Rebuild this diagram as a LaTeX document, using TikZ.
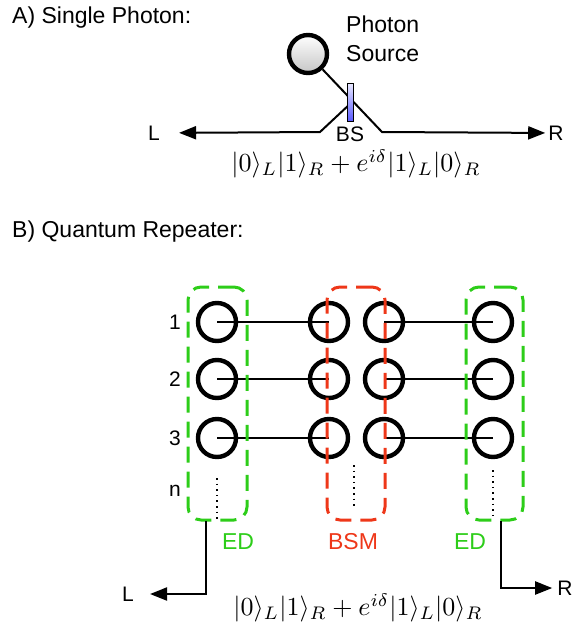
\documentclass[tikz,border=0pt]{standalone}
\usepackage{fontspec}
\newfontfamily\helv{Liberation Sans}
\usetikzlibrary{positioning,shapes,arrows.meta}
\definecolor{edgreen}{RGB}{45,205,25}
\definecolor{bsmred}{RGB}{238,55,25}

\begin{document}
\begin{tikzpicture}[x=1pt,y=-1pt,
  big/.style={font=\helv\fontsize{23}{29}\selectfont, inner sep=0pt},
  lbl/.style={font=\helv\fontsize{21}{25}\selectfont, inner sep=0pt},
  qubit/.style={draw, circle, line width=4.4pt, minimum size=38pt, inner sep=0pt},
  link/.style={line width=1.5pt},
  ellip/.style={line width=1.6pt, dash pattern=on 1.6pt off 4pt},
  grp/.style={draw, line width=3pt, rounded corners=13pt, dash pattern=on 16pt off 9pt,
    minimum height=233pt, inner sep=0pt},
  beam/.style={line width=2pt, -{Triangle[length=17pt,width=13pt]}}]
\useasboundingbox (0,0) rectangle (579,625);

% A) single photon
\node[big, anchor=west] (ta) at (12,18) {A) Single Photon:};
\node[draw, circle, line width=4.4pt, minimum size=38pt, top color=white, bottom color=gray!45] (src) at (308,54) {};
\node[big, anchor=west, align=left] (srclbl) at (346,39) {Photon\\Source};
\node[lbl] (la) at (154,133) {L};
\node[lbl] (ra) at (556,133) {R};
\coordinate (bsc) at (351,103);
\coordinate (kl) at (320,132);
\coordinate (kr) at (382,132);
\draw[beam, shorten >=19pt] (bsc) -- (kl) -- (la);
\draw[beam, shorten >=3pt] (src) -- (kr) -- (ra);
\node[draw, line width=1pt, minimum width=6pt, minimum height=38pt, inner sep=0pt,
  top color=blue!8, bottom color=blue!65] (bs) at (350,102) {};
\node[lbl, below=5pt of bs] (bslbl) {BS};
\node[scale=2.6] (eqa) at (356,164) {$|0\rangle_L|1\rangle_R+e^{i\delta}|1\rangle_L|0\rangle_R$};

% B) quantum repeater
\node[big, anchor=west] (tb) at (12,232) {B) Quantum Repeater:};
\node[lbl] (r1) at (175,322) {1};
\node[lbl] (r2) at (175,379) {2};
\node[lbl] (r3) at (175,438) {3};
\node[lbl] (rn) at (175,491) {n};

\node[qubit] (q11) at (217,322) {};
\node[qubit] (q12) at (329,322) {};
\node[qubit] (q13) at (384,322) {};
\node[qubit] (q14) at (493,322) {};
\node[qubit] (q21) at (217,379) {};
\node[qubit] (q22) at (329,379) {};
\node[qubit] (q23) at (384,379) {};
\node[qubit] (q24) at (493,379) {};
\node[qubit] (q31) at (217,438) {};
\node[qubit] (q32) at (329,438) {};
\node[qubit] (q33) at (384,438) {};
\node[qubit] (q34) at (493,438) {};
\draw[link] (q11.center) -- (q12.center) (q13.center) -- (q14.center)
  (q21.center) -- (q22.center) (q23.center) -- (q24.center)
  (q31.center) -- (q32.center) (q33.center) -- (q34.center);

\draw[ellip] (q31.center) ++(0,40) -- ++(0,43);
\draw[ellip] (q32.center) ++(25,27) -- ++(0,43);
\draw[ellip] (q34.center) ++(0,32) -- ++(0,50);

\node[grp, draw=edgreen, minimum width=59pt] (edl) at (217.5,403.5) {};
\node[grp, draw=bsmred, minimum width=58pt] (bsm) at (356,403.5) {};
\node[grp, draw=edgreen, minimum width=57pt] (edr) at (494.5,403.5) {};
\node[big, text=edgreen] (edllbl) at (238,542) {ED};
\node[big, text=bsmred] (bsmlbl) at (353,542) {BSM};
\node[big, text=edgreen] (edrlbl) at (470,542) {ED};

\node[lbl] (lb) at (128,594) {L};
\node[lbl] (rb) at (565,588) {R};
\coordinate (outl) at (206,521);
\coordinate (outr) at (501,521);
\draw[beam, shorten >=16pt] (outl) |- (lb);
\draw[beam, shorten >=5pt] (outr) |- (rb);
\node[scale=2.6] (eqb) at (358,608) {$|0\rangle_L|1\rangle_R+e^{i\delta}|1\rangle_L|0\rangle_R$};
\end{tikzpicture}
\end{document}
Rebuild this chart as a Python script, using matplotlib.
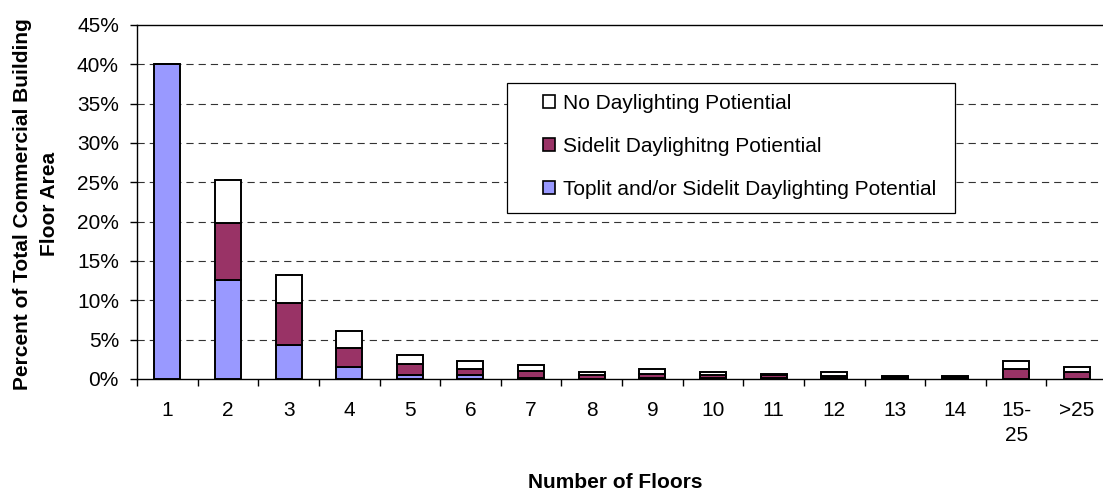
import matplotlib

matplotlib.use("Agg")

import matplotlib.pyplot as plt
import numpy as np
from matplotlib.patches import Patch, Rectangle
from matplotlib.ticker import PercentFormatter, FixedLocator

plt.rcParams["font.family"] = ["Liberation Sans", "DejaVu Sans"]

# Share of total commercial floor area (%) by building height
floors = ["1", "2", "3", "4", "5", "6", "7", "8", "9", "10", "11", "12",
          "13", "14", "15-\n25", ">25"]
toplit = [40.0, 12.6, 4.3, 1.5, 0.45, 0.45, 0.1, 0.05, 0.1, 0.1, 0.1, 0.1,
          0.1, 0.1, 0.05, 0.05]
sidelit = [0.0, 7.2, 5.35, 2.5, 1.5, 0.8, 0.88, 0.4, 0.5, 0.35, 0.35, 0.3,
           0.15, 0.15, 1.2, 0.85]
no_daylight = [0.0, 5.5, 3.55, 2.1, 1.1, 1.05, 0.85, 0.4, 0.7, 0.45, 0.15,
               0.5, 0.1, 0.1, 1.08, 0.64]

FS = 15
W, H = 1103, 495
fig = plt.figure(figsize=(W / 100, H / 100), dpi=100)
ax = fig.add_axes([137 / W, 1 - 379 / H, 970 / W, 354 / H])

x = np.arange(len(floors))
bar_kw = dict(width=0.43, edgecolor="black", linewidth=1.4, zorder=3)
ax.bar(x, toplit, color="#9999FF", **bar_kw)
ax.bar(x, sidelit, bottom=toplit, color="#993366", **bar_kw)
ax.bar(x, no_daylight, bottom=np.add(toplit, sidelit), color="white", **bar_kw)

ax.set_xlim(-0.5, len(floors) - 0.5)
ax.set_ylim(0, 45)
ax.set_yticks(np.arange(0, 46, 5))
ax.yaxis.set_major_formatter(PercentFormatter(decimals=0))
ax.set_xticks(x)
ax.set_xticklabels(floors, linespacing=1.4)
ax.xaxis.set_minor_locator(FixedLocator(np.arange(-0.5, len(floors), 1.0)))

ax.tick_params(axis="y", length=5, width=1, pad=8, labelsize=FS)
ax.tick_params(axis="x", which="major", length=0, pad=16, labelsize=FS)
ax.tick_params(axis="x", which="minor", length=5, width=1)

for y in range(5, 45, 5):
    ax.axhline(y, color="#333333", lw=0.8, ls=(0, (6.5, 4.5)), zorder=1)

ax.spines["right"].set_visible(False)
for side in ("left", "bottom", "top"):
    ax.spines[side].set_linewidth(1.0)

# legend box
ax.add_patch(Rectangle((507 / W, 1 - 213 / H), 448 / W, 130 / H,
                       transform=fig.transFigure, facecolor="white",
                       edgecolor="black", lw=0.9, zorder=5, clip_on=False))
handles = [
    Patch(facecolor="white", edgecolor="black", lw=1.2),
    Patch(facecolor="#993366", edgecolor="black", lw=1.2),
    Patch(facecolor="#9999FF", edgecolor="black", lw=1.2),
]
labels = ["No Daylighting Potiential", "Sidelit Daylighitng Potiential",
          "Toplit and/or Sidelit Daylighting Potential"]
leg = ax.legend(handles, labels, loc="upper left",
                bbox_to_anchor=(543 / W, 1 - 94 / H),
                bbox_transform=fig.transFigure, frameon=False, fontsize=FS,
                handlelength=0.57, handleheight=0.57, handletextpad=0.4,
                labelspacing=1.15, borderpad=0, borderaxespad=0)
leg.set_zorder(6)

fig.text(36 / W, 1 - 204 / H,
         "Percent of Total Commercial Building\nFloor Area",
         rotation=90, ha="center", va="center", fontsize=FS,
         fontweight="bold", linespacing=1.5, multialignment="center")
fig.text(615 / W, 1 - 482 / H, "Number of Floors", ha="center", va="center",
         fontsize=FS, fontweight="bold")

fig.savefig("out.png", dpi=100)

CHALLENGE: Write out, exactly and with nothing added, everything from the line with "Rebuild this chart" down to the line with "ax = fig.add_axes([137", both included. Drop any pictures.

RESPONSE:
Rebuild this chart as a Python script, using matplotlib.
import matplotlib

matplotlib.use("Agg")

import matplotlib.pyplot as plt
import numpy as np
from matplotlib.patches import Patch, Rectangle
from matplotlib.ticker import PercentFormatter, FixedLocator

plt.rcParams["font.family"] = ["Liberation Sans", "DejaVu Sans"]

# Share of total commercial floor area (%) by building height
floors = ["1", "2", "3", "4", "5", "6", "7", "8", "9", "10", "11", "12",
          "13", "14", "15-\n25", ">25"]
toplit = [40.0, 12.6, 4.3, 1.5, 0.45, 0.45, 0.1, 0.05, 0.1, 0.1, 0.1, 0.1,
          0.1, 0.1, 0.05, 0.05]
sidelit = [0.0, 7.2, 5.35, 2.5, 1.5, 0.8, 0.88, 0.4, 0.5, 0.35, 0.35, 0.3,
           0.15, 0.15, 1.2, 0.85]
no_daylight = [0.0, 5.5, 3.55, 2.1, 1.1, 1.05, 0.85, 0.4, 0.7, 0.45, 0.15,
               0.5, 0.1, 0.1, 1.08, 0.64]

FS = 15
W, H = 1103, 495
fig = plt.figure(figsize=(W / 100, H / 100), dpi=100)
ax = fig.add_axes([137 / W, 1 - 379 / H, 970 / W, 354 / H])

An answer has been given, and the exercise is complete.